ACS Applied Polymer Materials, January 2020, DOI:10.1021/acsapm.9b01181

3D Printed Microdroplet Curing: Unravelling the Physics of On-Spot Photopolymerization


Vishal Sankar Sivasankar1, Harnoor Singh Sachar1, Shayandev Sinha2, Daniel R. Hines3 and Siddhartha Das1
1 CALCE, Center for Advanced Life Cycle Engineering, Department of Mechanical Engineering, University of Maryland, College Park, Maryland 20742, USA
2 The Rowland Institute at Harvard, Harvard University, Cambridge, Massachusetts 02142, USA
3 Laboratory for Physical Sciences, College Park, Maryland 20740, USA

Abstract:

Droplet-based direct-write printing (one form of 3D printing) methods, like inkjet printing, aerosol jet printing (AJP), etc., have changed our ideas about bottom-up additive manufacturing. AJP is capable of 3D printing by depositing microdroplets that lead to certain benefits in 3D printing of microscale structures. Here, we study the in situ photopolymerization-based curing of a microdroplet. The droplet is simultaneously spreading and curing, which leads to the rise of two time scales, the spreading time scale (τs) and the photopolymerization time scale (τp).
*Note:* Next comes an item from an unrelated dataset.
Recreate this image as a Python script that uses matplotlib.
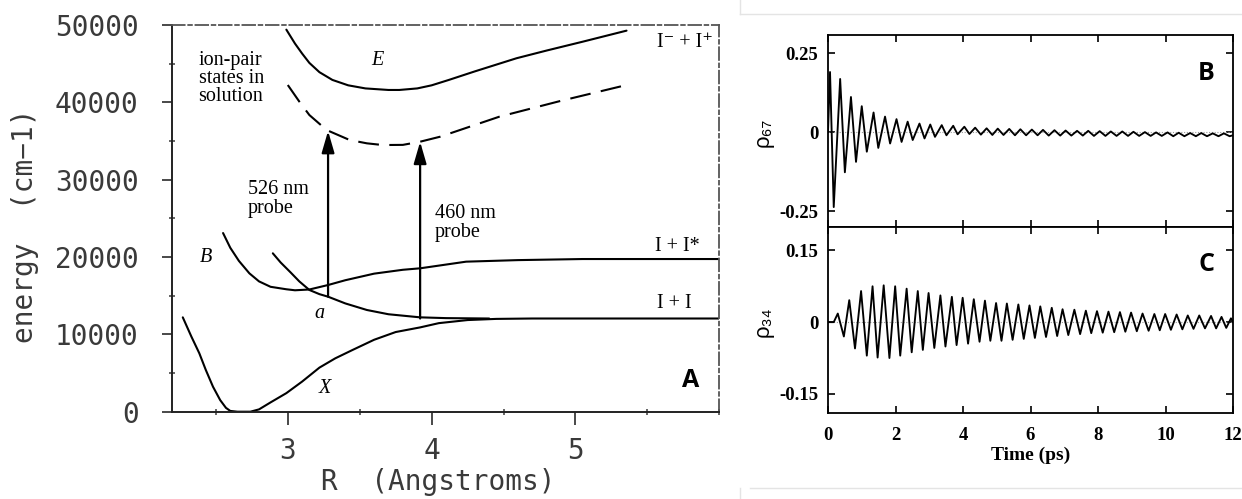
import numpy as np
import matplotlib.pyplot as plt
from matplotlib.lines import Line2D
from matplotlib.ticker import MultipleLocator

# ---- panel A: I2 potential curves (R in Angstrom, energy in cm-1)
x_r = [2.27, 2.33, 2.385, 2.43, 2.48, 2.53, 2.57, 2.60, 2.65, 2.74, 2.80, 2.88, 2.99, 3.10, 3.22, 3.33, 3.45,
       3.60, 3.75, 3.92, 4.05, 4.25, 4.45, 4.70, 6.00]
x_e = [12200, 9700, 7550, 5400, 3230, 1500, 500, 100, 0, 0, 300, 1200, 2400, 3900, 5700, 6900, 7980,
       9300, 10300, 10900, 11450, 11850, 12000, 12050, 12050]

a_r = [2.896, 2.95, 3.02, 3.08, 3.15, 3.22, 3.28, 3.40, 3.55, 3.70, 3.92, 4.10, 4.40]
a_e = [20480, 19300, 18000, 16850, 15740, 15200, 14870, 14000, 13150, 12600, 12200, 12100, 12050]

b_r = [2.55, 2.60, 2.66, 2.733, 2.80, 2.88, 2.99, 3.05, 3.15, 3.28, 3.40, 3.60, 3.80, 3.92, 4.24, 4.60, 5.05, 6.00]
b_e = [23100, 21200, 19500, 17890, 16850, 16150, 15830, 15700, 15800, 16380, 17000, 17850, 18350, 18540,
       19400, 19600, 19740, 19740]

e_r = [2.99, 3.05, 3.10, 3.15, 3.22, 3.31, 3.42, 3.54, 3.70, 3.775, 3.90, 4.00, 4.12, 4.30, 4.59, 4.80, 5.05, 5.355]
e_e = [49400, 47600, 46300, 45100, 43900, 42900, 42200, 41800, 41600, 41600, 41800, 42200, 42900, 44000,
       45700, 46700, 47840, 49270]

sol_r = [3.00, 3.08, 3.15, 3.27, 3.43, 3.55, 3.66, 3.80, 3.92, 4.06, 4.47, 4.90, 5.355]
sol_e = [42240, 40100, 38360, 36420, 35130, 34700, 34480, 34500, 34910, 35560, 38140, 40200, 42240]

probe_r = [3.28, 3.92]
probe_lo = [14870, 12050]
probe_hi = [36300, 34900]

# ---- panels B and C: coherences vs time (ps), extrema
b_t = [0.00, 0.06, 0.17, 0.36, 0.50, 0.68, 0.83, 1.00, 1.15, 1.35, 1.49, 1.69, 1.84, 2.03, 2.18, 2.36, 2.51,
       2.71, 2.86, 3.03, 3.17, 3.37, 3.51, 3.71, 3.84, 4.04, 4.19, 4.36, 4.53, 4.70, 4.87, 5.03, 5.20, 5.37,
       5.54, 5.70, 5.87, 6.04, 6.21, 6.37, 6.54, 6.71, 6.88, 7.04, 7.21, 7.38, 7.55, 7.71, 7.88, 8.05, 8.22,
       8.38, 8.55, 8.72, 8.89, 9.05, 9.22, 9.39, 9.56, 9.72, 9.89, 10.06, 10.23, 10.39, 10.56, 10.73, 10.90,
       11.06, 11.23, 11.40, 11.57, 11.73, 11.90, 12.00]
b_v = [0.000, 0.190, -0.237, 0.168, -0.127, 0.111, -0.094, 0.082, -0.062, 0.062, -0.050, 0.049, -0.036,
       0.041, -0.031, 0.033, -0.025, 0.027, -0.020, 0.024, -0.015, 0.022, -0.010, 0.020, -0.007, 0.017,
       -0.006, 0.014, -0.008, 0.012, -0.009, 0.011, -0.009, 0.010, -0.010, 0.009, -0.010, 0.008, -0.010,
       0.007, -0.011, 0.006, -0.011, 0.005, -0.011, 0.004, -0.011, 0.004, -0.012, 0.003, -0.012, 0.002,
       -0.012, 0.002, -0.012, 0.001, -0.012, 0.000, -0.012, -0.001, -0.012, -0.001, -0.013, -0.002, -0.013,
       -0.003, -0.013, -0.003, -0.013, -0.004, -0.013, -0.004, -0.013, -0.010]

c_t = [0.00, 0.17, 0.29, 0.47, 0.63, 0.80, 0.98, 1.15, 1.32, 1.47, 1.65, 1.82, 1.99, 2.14, 2.33, 2.48, 2.66,
       2.81, 2.98, 3.15, 3.33, 3.48, 3.67, 3.81, 3.99, 4.15, 4.32, 4.49, 4.65, 4.81, 4.98, 5.14, 5.30, 5.47,
       5.64, 5.80, 5.97, 6.13, 6.29, 6.46, 6.63, 6.79, 6.95, 7.12, 7.30, 7.47, 7.64, 7.80, 7.97, 8.14, 8.31,
       8.48, 8.65, 8.81, 8.98, 9.15, 9.32, 9.50, 9.67, 9.83, 9.99, 10.16, 10.33, 10.50, 10.66, 10.83, 11.00,
       11.17, 11.35, 11.50, 11.66, 11.80, 11.94, 12.00]
c_v = [0.000, 0.000, 0.018, -0.030, 0.046, -0.055, 0.065, -0.070, 0.075, -0.074, 0.077, -0.075, 0.075,
       -0.070, 0.070, -0.063, 0.065, -0.058, 0.061, -0.054, 0.056, -0.051, 0.053, -0.048, 0.051, -0.045,
       0.048, -0.041, 0.045, -0.039, 0.040, -0.039, 0.039, -0.037, 0.037, -0.035, 0.035, -0.033, 0.033,
       -0.031, 0.030, -0.029, 0.027, -0.027, 0.026, -0.025, 0.024, -0.023, 0.023, -0.022, 0.022, -0.021,
       0.021, -0.020, 0.020, -0.019, 0.018, -0.018, 0.017, -0.017, 0.017, -0.016, 0.016, -0.015, 0.014,
       -0.014, 0.014, -0.013, 0.013, -0.013, 0.011, -0.012, 0.008, 0.000]

W, H = 1242, 499
fig = plt.figure(figsize=(W / 100, H / 100), dpi=100)

serif = ['Liberation Serif', 'DejaVu Serif']
mono = 'DejaVu Sans Mono'
grey = '#3a3a3a'

# ================= panel A =================
axa = fig.add_axes([172 / W, 1 - 411.7 / H, 547.3 / W, 386.7 / H])
kw = dict(color='black', lw=1.5, solid_capstyle='round')
axa.plot(x_r, x_e, **kw)
axa.plot(a_r, a_e, **kw)
axa.plot(b_r, b_e, **kw)
axa.plot(e_r, e_e, **kw)
axa.plot(sol_r, sol_e, color='black', lw=1.5, linestyle=(0, (10, 5)))

for r, lo, hi in zip(probe_r, probe_lo, probe_hi):
    axa.annotate('', xy=(r, hi), xytext=(r, lo),
                 arrowprops=dict(arrowstyle='-|>,head_length=1.1,head_width=0.32', lw=1.6,
                                 color='black', mutation_scale=12, shrinkA=0, shrinkB=0))

axa.set_xlim(2.195, 6.0)
axa.set_ylim(0, 50000)
axa.set_xticks([3, 4, 5])
axa.xaxis.set_minor_locator(MultipleLocator(0.5))
axa.set_yticks([0, 10000, 20000, 30000, 40000, 50000])
axa.yaxis.set_minor_locator(MultipleLocator(5000))
axa.tick_params(axis='both', which='major', direction='out', length=7, width=1.3, colors=grey,
                labelsize=20)
axa.tick_params(axis='y', which='major', pad=17)
axa.tick_params(axis='x', which='major', pad=9, length=9)
axa.tick_params(axis='both', which='minor', direction='inout', length=5, width=1.1, color=grey)
for lab in axa.get_xticklabels() + axa.get_yticklabels():
    lab.set_fontfamily(mono)
for s in ['left', 'bottom']:
    axa.spines[s].set_linewidth(1.4)
    axa.spines[s].set_color('#222222')
for s in ['top', 'right']:
    axa.spines[s].set_linewidth(1.3)
    axa.spines[s].set_color('#555555')
    axa.spines[s].set_linestyle((0, (7, 2, 2, 2)))

fig.text(25 / W, 1 - 226 / H, 'energy  (cm\u22121)', rotation=90, ha='center', va='center',
         fontsize=20, family=mono, color=grey)
fig.text(438 / W, 1 - 482 / H, 'R  (Angstroms)', ha='center', va='center',
         fontsize=20, family=mono, color=grey)

tkw = dict(fontsize=14.5, family=serif, color='black')
axa.text(2.38, 46700, 'ion-pair\nstates in\nsolution', ha='left', va='top', linespacing=0.95, **tkw)
axa.text(3.625, 45460, 'E', ha='center', va='center', style='italic', **tkw)
axa.text(5.57, 47800, 'I\u207b + I\u207a', ha='left', va='center', **tkw)
axa.text(2.72, 27500, '526 nm\nprobe', ha='left', va='center', linespacing=0.95, **tkw)
axa.text(4.02, 24400, '460 nm\nprobe', ha='left', va='center', linespacing=0.95, **tkw)
axa.text(5.55, 21300, 'I + I*', ha='left', va='center', **tkw)
axa.text(5.565, 14050, 'I + I', ha='left', va='center', **tkw)
axa.text(2.43, 20000, 'B', ha='center', va='center', style='italic', **tkw)
axa.text(3.22, 12760, 'a', ha='center', va='center', style='italic', **tkw)
axa.text(3.255, 3060, 'X', ha='center', va='center', style='italic', **tkw)
axa.text(5.80, 3970, 'A', ha='center', va='center', fontsize=18, fontweight='bold',
         family=['Open Sans', 'DejaVu Sans'])

# ================= panels B and C =================
axb = fig.add_axes([828 / W, 1 - 227 / H, 405 / W, 192 / H])
axc = fig.add_axes([828 / W, 1 - 413 / H, 405 / W, 186 / H])

panels = [(axb, b_t, b_v, (-0.30, 0.307), [-0.25, 0, 0.25], ['-0.25', '0', '0.25'], 'ρ₆₇', 132, 'B'),
          (axc, c_t, c_v, (-0.19, 0.199), [-0.15, 0, 0.15], ['-0.15', '0', '0.15'], 'ρ₃₄', 322, 'C')]
for ax, t, v, ylim, yt, ytl, lab, ypix, letter in panels:
    ax.axhline(0, color='#999999', lw=0.8, linestyle=(0, (1, 1.5)))
    ax.plot(t, v, color='black', lw=1.35, solid_joinstyle='round')
    ax.set_xlim(0, 12)
    ax.set_ylim(*ylim)
    ax.set_yticks(yt)
    ax.set_yticklabels(ytl)
    ax.set_xticks([0, 2, 4, 6, 8, 10, 12])
    ax.tick_params(direction='in', length=5, width=1.2, top=True, right=True, labelsize=13.5, pad=7)
    for tl in ax.get_xticklabels() + ax.get_yticklabels():
        tl.set_fontfamily(serif)
        tl.set_fontweight('bold')
    for s in ax.spines.values():
        s.set_linewidth(1.3)
    fig.text(763 / W, 1 - ypix / H, lab, rotation=90, ha='center', va='center', fontsize=16,
             family=['Liberation Sans', 'DejaVu Sans'])
    ax.text(0.935, 0.80, letter, transform=ax.transAxes, ha='center', va='center', fontsize=18,
            fontweight='bold', family=['Open Sans', 'DejaVu Sans'])

axb.tick_params(labelbottom=False)
axc.tick_params(axis='x', pad=10)
axc.set_xlabel('Time (ps)', fontsize=14, fontweight='bold', family=serif, labelpad=2)

# light frame lines around the right-hand figure
for xs, ys in [([740 / W, 1], [1 - 14 / H] * 2), ([750 / W, 1], [1 - 488 / H] * 2),
               ([740 / W] * 2, [1, 1 - 14 / H]), ([740 / W] * 2, [0, 1 - 488 / H])]:
    fig.add_artist(Line2D(xs, ys, transform=fig.transFigure, color='#e4e4e4', lw=1))

fig.savefig('out.png', dpi=100)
When τs ≪ τp, the spreading occurs very fast and is independent of polymerization. If the time scales are of the same order (τs ∼ τp), the spreading is significantly affected by the polymerization. For this case, a progressive increase in the viscosity of the drop during the spreading ensures a much slower spreading and also a much weaker extent of spreading (i.e., the spreading ceases at a much smaller spreading radius of the drop). This complex thermofluidics is eventually manifested as distinct differences in the time-dependent velocity, temperature, and curing (or equivalently, monomer concentration) profiles within the drop between the two cases.